Joseph Pickrell: Methods to Infer History
Postdoctoral researcher, David Reich lab, Harvard Medical School
Recommended by Molly Przeworski, University of Chicago
Population genetics falls at the nexus of what Joseph Pickrell is interested in. It contains elements of statistics and computation as well as human history, such as being able to address questions about how people have been able to adapt to living in very hot and very cold environments.
"I just was never very good at biology and I really loved statistics and computation and things like that. And so it was a natural place for me to end up," Pickrell said.
Currently, Pickrell is working on developing computational tools to aid in analyzing population history data, particularly for regions like Africa where there are complex population histories. In Africa, people have moved around a lot, mixed with other populations, and adapted to the very different climates found across the continent.

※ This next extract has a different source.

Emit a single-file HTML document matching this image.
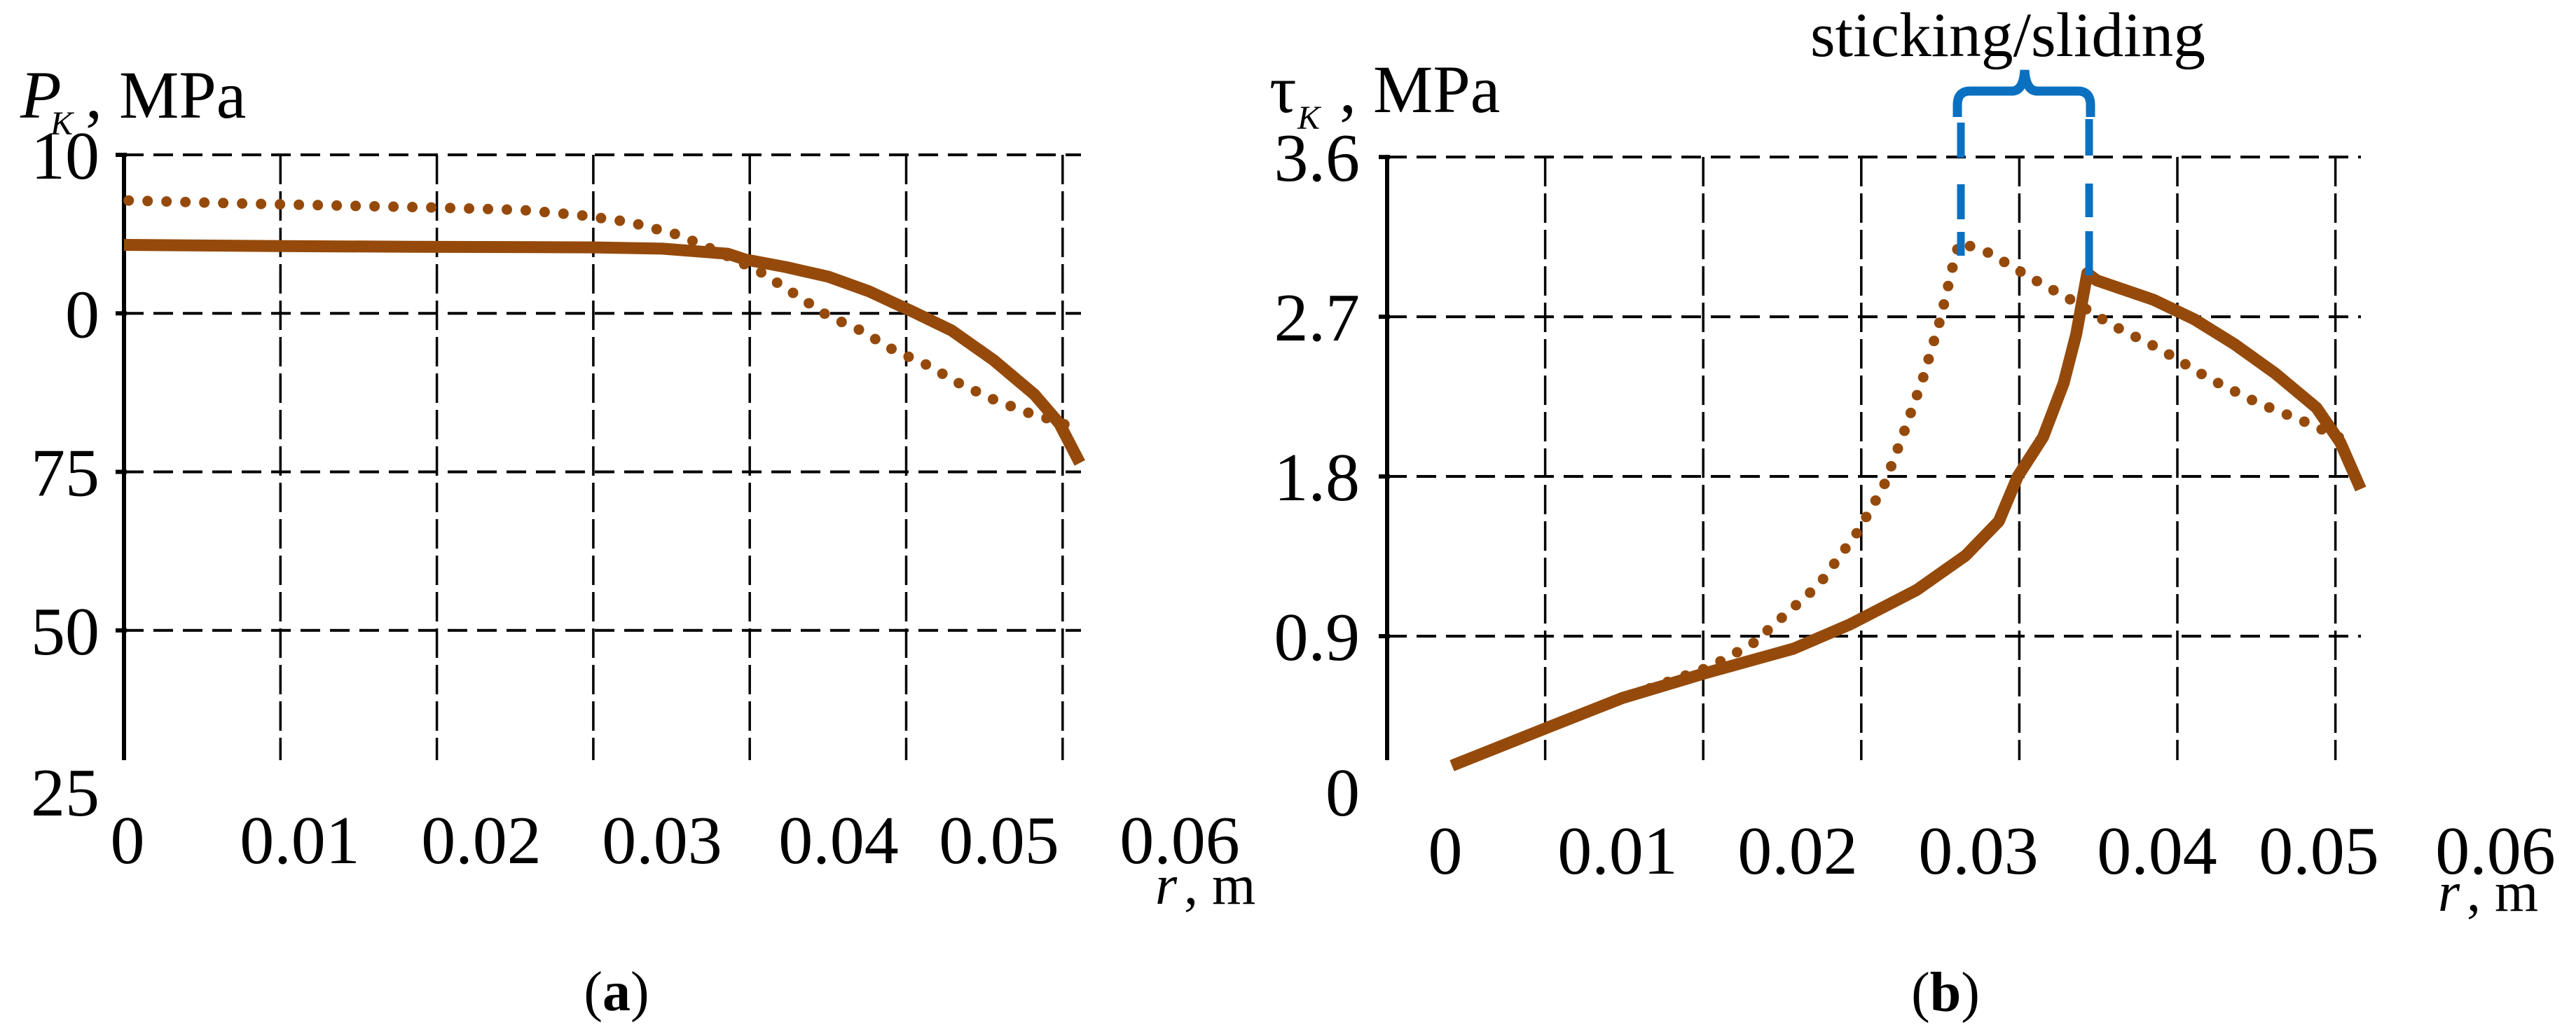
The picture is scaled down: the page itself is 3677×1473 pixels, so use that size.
<!DOCTYPE html>
<html><head><meta charset="utf-8">
<style>
html,body{margin:0;padding:0;background:#fff;}
svg{display:block;}
text{font-family:"Liberation Serif",serif;fill:#000;}
</style></head>
<body>
<svg id="fig" width="3677" height="1473" viewBox="0 0 3677 1473" xmlns="http://www.w3.org/2000/svg">
  <g id="chartA"></g>
  <g id="chartB"></g>
</svg>
<script>
// ---------- Chart (a) data ----------
const aTickValues = [125, 100, 75, 50, 25];
const aTickLabels = ["10", "0", "75", "50", "25"];
const aXTickLabels = ["0", "0.01", "0.02", "0.03", "0.04", "0.05", "0.06"];
const aSolidR = [0, 0.01, 0.0185, 0.03, 0.0344, 0.0386, 0.0397, 0.0423, 0.0450, 0.0476, 0.0503, 0.0529, 0.0556, 0.0582, 0.0598, 0.0611];
const aSolidP = [110.8, 110.6, 110.5, 110.4, 110.2, 109.4, 108.5, 107.3, 105.8, 103.5, 100.4, 97.3, 92.6, 87.2, 82.6, 76.4];
const aDotR = [0.0003, 0.0079, 0.0196, 0.0254, 0.0291, 0.0323, 0.0354, 0.0381, 0.0407, 0.0431, 0.0450, 0.0471, 0.0492, 0.0513, 0.0535, 0.0556, 0.0577, 0.0592, 0.0609];
const aDotP = [117.8, 117.3, 116.7, 116.3, 115.5, 114.4, 112.4, 109.6, 106.5, 102.7, 99.6, 97.3, 94.2, 91.9, 88.8, 86.4, 84.4, 83.3, 81.8];

// ---------- Chart (b) data ----------
const bTickValues = [3.6, 2.7, 1.8, 0.9, 0];
const bTickLabels = ["3.6", "2.7", "1.8", "0.9", "0"];
const bXTickLabels = ["0", "0.01", "0.02", "0.03", "0.04", "0.05", "0.06"];
const bSolidR = [0.0041, 0.0102, 0.0149, 0.0201, 0.0257, 0.0293, 0.0335, 0.0366, 0.0387, 0.0399, 0.0415, 0.0428, 0.0436, 0.0443, 0.0449, 0.0485, 0.0511, 0.0536, 0.0562, 0.0588, 0.0603, 0.0616];
const bSolidT = [0.17, 0.387, 0.552, 0.691, 0.829, 0.967, 1.160, 1.354, 1.547, 1.800, 2.021, 2.325, 2.601, 2.945, 2.905, 2.795, 2.684, 2.546, 2.380, 2.187, 1.993, 1.729];
const bDotR = [0.0155, 0.0205, 0.0231, 0.0273, 0.0298, 0.0314, 0.0327, 0.0339, 0.0350, 0.0358, 0.0362, 0.0381, 0.0407, 0.0433, 0.0458, 0.0489, 0.0520, 0.0551, 0.0582, 0.0613];
const bDotT = [0.57, 0.730, 0.856, 1.188, 1.492, 1.741, 2.049, 2.353, 2.684, 2.988, 3.12, 3.059, 2.921, 2.794, 2.656, 2.518, 2.352, 2.214, 2.103, 1.977];

const NS = "http://www.w3.org/2000/svg";
const BROWN = "#954a0b";
function el(tag, attrs, parent) {
  const e = document.createElementNS(NS, tag);
  for (const k in attrs) e.setAttribute(k, attrs[k]);
  parent.appendChild(e);
  return e;
}
function txt(parent, s, x, y, size, anchor, len, extra) {
  const t = el("text", Object.assign({x: x, y: y, "font-size": size, "text-anchor": anchor || "start"}, extra || {}), parent);
  if (len) { t.setAttribute("textLength", len); t.setAttribute("lengthAdjust", "spacingAndGlyphs"); }
  t.textContent = s;
  return t;
}

function drawChart(g, cfg) {
  // horizontal gridlines
  cfg.yTicks.forEach((v, i) => {
    const y = cfg.y(v);
    if (i < cfg.yTicks.length - 1) {
      const l = el("line", {x1: cfg.x0, x2: cfg.xEnd, y1: y, y2: y, stroke: "#000", "stroke-width": 4, "stroke-dasharray": "28 14"}, g);
      
      
      const tk = el("line", {x1: cfg.x0 - 12, x2: cfg.x0 + 4, y1: y, y2: y, stroke: "#000", "stroke-width": 6}, g);
      
      
    }
    const t = txt(g, cfg.yLabels[i], cfg.yLabelX, (i < cfg.yTicks.length - 1 ? y : cfg.lastLabelY) + 34, 98, "end");
    
    
  });
  // vertical gridlines
  for (let i = 1; i <= 6; i++) {
    const x = cfg.x(i * 0.01);
    const l = el("line", {x1: x, x2: x, y1: cfg.yTop, y2: cfg.yBottom, stroke: "#000", "stroke-width": 3.5, "stroke-dasharray": "42 10"}, g);
    
    
  }
  // axis
  const ax = el("line", {x1: cfg.x0, x2: cfg.x0, y1: cfg.yTop - 3, y2: cfg.yBottom, stroke: "#000", "stroke-width": 6}, g);
  
  
  // x labels
  cfg.xLabels.forEach((s, i) => {
    const t = txt(g, s, cfg.xLabelX[i], cfg.xLabelY, 98, "middle");
    
    
  });
  // series
  const pts = (R, V) => R.map((r, i) => cfg.x(r).toFixed(1) + "," + cfg.y(V[i]).toFixed(1)).join(" ");
  const solid = el("polyline", {points: pts(cfg.solidR, cfg.solidV), fill: "none", stroke: BROWN, "stroke-width": 17, "stroke-linejoin": "round", "stroke-linecap": "butt"}, g);
  
  
  const dots = el("polyline", {points: pts(cfg.dotR, cfg.dotV), fill: "none", stroke: BROWN, "stroke-width": 15, "stroke-linecap": "round", "stroke-dasharray": "0 " + cfg.dotGap}, g);
  
  
}

// ----- chart a -----
const gA = document.getElementById("chartA");
const xA = r => 177 + r * 22330;
const yA = v => 1126 - (v - 25) * (226.25 / 25);
drawChart(gA, {
  x: xA, y: yA, x0: 177, xEnd: 1543, yTop: 221, yBottom: 1085,
  yTicks: aTickValues, yLabels: aTickLabels, yLabelX: 142, lastLabelY: 1130,
  xLabels: aXTickLabels, xLabelX: [182, 428, 687, 945, 1197, 1426, 1684], xLabelY: 1232,
  solidR: aSolidR, solidV: aSolidP, dotR: aDotR, dotV: aDotP, dotGap: 27
});
// ----- chart b -----
const gB = document.getElementById("chartB");
const xB = r => 1980 + r * 22560;
const yB = v => 1136 - v * 253.3;
drawChart(gB, {
  x: xB, y: yB, x0: 1980, xEnd: 3370, yTop: 224, yBottom: 1085,
  yTicks: bTickValues, yLabels: bTickLabels, yLabelX: 1941, lastLabelY: 1130,
  xLabels: bXTickLabels, xLabelX: [2063, 2309, 2566, 2824, 3079, 3310, 3562], xLabelY: 1247,
  solidR: bSolidR, solidV: bSolidT, dotR: bDotR, dotV: bDotT, dotGap: 27
});
</script>

<svg style="position:absolute;left:0;top:0" width="3677" height="1473" viewBox="0 0 3677 1473" xmlns="http://www.w3.org/2000/svg">
  <!-- axis titles a -->
  <g>
    <text x="29" y="168" font-size="96" font-style="italic" style="font-family:'Liberation Serif',serif">P</text>
    <text x="72" y="192" font-size="48" font-style="italic" fill="#666" style="font-family:'Liberation Serif',serif">K</text>
    <text x="122" y="168" font-size="96" style="font-family:'Liberation Serif',serif">, MPa</text>
  </g>
  <g>
    <text x="1649" y="1290" font-size="80" font-style="italic" style="font-family:'Liberation Serif',serif">r</text>
    <text x="1690" y="1290" font-size="80" style="font-family:'Liberation Serif',serif">, m</text>
  </g>
  <text x="880" y="1442" font-size="80" text-anchor="middle" style="font-family:'Liberation Serif',serif">(<tspan font-weight="bold">a</tspan>)</text>

  <!-- axis titles b -->
  <g>
    <text x="1812" y="160" font-size="96" style="font-family:'Liberation Serif','DejaVu Serif',serif">τ</text>
    <text x="1852" y="184" font-size="48" font-style="italic" fill="#666" style="font-family:'Liberation Serif',serif">K</text>
    <text x="1912" y="160" font-size="96" style="font-family:'Liberation Serif',serif">, MPa</text>
  </g>
  <g>
    <text x="3480" y="1300" font-size="80" font-style="italic" style="font-family:'Liberation Serif',serif">r</text>
    <text x="3521" y="1300" font-size="80" style="font-family:'Liberation Serif',serif">, m</text>
  </g>
  <text x="2777" y="1443" font-size="80" text-anchor="middle" style="font-family:'Liberation Serif',serif">(<tspan font-weight="bold">b</tspan>)</text>

  <!-- sticking / sliding annotation -->
  <text x="2584" y="80" font-size="90" textLength="564" lengthAdjust="spacingAndGlyphs" style="font-family:'Liberation Serif',serif">sticking/sliding</text>
  <path d="M2794,167 L2794,150 Q2794,130 2812,130 L2872,130 Q2888,130 2890,100 Q2892,130 2908,130 L2966,130 Q2984,130 2984,150 L2984,167" fill="none" stroke="#0b70c0" stroke-width="13"/>
  <line x1="2799" y1="175" x2="2799" y2="365" stroke="#0b70c0" stroke-width="11" stroke-dasharray="50 38 50 18 36 100"/>
  <line x1="2982" y1="170" x2="2982" y2="393" stroke="#0b70c0" stroke-width="11" stroke-dasharray="52 40 48 20 64 100"/>
</svg>
</body></html>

At the same time, Pickrell is also working on squeezing the most out of genome-wide association studies to link their findings to biology. For example, from GWAS on height, he said that he would like to tease out "the biology of why I'm the height I am and someone else is the height they are." Similar work, he added, could be done on diseases like type 2 diabetes.
A difficulty for Pickrell, though, is that his work relies on datasets that other researchers generate. The community, he said, doesn't always readily share its data. "I've been trying to get people to be more open about sharing published data and things like that, but it's a constant challenge," he said. He added that, ideally, data should be available with "minimal bureaucracy." New mechanisms for sharing data, he said, are needed.
Paper of note
Last year, Pickrell and the University of Chicago's Jonathan Pritchard published in PLOS Genetics a statistical model they developed to examine historical relationships between populations of a species. The goal, Pickrell said, was to develop a tool in which researchers could plug genetic data from a hundred or so populations, and it would spit out how the populations split, mixed back together, and split and mixed again.
The method is based on a series of pairwise comparisons, he added. For example, it calculates how similar French people are to Germans and how similar the French are to the Chinese, and then uses a matrix to reconstruct the history of those populations visually.
Looking ahead
Having access to more and more ancient human DNA is going to change the study of human history, Pickrell said. If you have samples stretching back some 20,000 years, then you don't necessarily need to use statistical methods to try to figure out what was going on at that time; you just turn to the bones.
"That's going to completely rewrite human history in the next decade or so, is what I think," he said. "That's definitely where the field of human history, human adaptation is going."